Happy Valentine’s Day! As many of you know, the idiom “Less is More” is attributed to minimalist architect Ludwig Mies van der Rohe.
I am grateful to him for coining the phrase and inspiring me to adopt it into my Intentional Practice. Intentional Practice has two important guiding beliefs, both of which are hard to practice. Despite their difficulty, I ❤️ them anyway because of the conceptual and behavioral challenges they present. I am not one to shy away from pursuing difficult tasks; in fact, they inspire me to learn new ways of thinking, which in turn may push me towards new actions. I will save the other belief for another post (for the curious-minded—it is “Museums can’t be all things to all people”); today, the three simple words noted above—Less is More—are particularly important.
Simple words, only three of them, and all with so few letters, echo the point. Here are two ways that Less is More supports Intentional Practice thinking (I’ll try to be brief):
1. Intentional practice planning and evaluation activities support achieving impact. As such, to achieve and measure impact through supporting outcomes among visitors, visitors will have had to experience the essence of the museum so they can consider and process it and then know it. For example, if a museum’s impact statement is “People deepen their connection to nature and consider their role in sustaining their natural world for future generations,” visitors may not be able to make sense of the experiences if exhibits and programming cover too much or different territory—conceptually. If programs and exhibitions focus on ideas that support the museum’s core concept, as expressed in that the impact statement, and go deep with the concept, there is a greater chance that visitors will experience more.

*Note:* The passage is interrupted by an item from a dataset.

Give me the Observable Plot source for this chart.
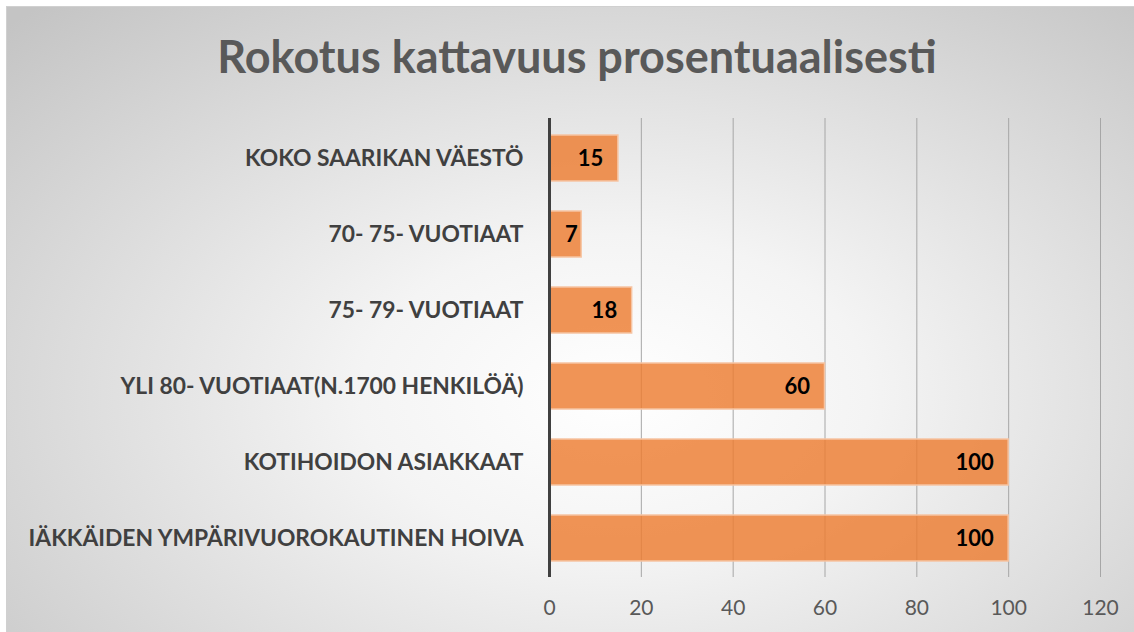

One core concept—not two or three—one. One concept presented in a multitude of ways through a variety of mediums reinforces the concept that supports the museum’s intended impact. From a planning perspective, the impact statement serves as a guidepost for disciplined, and sometimes ruthless, decision making. From an evaluation perspective, visitors will be better able to process their experience because there are fewer ideas for them to manage; in turn, they will be experiencing the essence of the museum deeply, and as such, the evaluation process will have a better chance of detecting the effect of their experience and the ways in which the museum is achieving impact.
2. Less is More is also meaningful because it suggests that numbers may not equal success. For too long, museums’ focus on attendance suggests that high numbers are an indicator of quality. A number is a number. If numbers were important, I am compelled to ask, “What number is enough”? What if success were measured by the quality of the visitor experience? What if “More” came to mean quality of experience whereby visitors were describing the ways in which the museum did (or did not) help them understand the ramifications of climate change (for example)? Let’s connect the visitor experience to point #1: what if “Less” was presented, thereby creating physical and conceptual space for the idea to sink in, and in doing so, the experience became “More”? The “Less” part of the phrase invites depth, and experiences become “More.”